**Stated task**
Skip all pictures. Write out the data below from its first line through the line that contains "import plotly.graph_objects as go".

**Material**
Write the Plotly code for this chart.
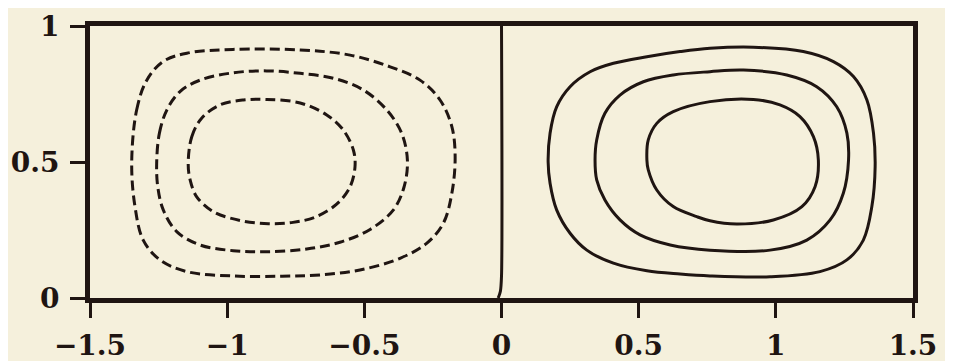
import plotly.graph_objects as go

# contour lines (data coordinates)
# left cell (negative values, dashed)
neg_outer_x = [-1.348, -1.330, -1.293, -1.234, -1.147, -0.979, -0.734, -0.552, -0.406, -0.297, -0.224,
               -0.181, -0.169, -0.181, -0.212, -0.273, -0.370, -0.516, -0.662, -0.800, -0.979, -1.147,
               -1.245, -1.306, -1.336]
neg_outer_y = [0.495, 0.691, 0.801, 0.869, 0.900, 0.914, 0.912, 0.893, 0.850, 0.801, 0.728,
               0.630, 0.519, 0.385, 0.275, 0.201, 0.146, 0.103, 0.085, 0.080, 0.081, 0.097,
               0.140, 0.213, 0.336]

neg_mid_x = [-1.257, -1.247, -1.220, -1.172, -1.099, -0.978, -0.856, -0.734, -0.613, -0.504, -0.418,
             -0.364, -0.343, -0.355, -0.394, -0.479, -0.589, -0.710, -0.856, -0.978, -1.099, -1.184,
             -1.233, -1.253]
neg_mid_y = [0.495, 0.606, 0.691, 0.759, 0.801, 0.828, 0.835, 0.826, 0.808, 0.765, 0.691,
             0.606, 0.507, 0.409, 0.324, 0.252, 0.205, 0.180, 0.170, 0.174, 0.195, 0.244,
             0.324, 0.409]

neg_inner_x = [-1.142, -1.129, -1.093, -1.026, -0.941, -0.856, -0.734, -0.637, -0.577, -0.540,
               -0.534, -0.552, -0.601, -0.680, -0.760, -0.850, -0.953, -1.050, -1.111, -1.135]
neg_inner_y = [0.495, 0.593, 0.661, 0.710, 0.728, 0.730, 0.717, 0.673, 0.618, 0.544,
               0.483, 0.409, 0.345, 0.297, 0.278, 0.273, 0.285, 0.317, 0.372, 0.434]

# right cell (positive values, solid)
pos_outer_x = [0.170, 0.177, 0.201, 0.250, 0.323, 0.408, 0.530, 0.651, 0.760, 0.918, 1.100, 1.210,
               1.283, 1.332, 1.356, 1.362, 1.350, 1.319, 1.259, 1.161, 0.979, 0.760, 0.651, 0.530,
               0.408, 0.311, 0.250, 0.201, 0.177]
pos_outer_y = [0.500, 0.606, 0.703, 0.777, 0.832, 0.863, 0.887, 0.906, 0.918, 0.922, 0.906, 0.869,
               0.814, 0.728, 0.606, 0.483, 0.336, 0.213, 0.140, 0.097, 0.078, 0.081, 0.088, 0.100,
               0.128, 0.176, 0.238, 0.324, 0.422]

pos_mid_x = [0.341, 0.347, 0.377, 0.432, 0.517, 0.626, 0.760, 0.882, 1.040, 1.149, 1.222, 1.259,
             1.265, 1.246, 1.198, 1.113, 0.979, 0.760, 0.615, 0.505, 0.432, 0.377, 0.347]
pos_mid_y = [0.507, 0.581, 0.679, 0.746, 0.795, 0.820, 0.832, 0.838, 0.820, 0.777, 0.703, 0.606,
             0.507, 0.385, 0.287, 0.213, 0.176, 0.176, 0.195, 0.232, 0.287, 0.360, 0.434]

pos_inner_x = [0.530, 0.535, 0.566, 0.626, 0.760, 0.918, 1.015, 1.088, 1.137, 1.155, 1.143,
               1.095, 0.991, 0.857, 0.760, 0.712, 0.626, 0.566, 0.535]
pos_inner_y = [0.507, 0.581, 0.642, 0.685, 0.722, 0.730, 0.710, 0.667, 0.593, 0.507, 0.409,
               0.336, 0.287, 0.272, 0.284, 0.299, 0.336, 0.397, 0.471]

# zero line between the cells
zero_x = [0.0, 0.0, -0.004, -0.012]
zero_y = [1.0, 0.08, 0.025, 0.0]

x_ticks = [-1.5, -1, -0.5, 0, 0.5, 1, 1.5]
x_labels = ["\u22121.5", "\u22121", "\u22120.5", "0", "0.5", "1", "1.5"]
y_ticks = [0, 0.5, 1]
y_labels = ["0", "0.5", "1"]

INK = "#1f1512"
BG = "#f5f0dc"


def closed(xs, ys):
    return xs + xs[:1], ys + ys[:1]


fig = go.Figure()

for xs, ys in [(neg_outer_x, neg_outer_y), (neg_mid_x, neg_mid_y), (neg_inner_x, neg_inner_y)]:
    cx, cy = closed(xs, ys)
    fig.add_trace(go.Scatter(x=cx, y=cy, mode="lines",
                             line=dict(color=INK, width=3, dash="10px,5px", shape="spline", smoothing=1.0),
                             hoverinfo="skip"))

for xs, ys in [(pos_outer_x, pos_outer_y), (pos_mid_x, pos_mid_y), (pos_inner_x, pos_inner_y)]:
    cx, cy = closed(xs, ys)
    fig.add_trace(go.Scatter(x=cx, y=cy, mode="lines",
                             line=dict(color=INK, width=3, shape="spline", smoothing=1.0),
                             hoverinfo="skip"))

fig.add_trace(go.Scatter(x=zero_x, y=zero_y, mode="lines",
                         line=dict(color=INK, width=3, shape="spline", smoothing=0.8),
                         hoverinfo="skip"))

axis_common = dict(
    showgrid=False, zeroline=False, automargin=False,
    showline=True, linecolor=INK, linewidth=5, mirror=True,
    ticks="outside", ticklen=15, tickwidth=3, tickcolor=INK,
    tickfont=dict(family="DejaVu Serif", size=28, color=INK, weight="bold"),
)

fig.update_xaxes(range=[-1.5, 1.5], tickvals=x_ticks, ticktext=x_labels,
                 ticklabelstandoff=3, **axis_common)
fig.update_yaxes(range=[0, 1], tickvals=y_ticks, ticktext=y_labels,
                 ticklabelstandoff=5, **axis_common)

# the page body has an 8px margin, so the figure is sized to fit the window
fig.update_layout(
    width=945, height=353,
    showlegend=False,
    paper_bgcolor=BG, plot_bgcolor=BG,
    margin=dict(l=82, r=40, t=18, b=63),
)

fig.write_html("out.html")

**Exercise output**
Write the Plotly code for this chart.
import plotly.graph_objects as go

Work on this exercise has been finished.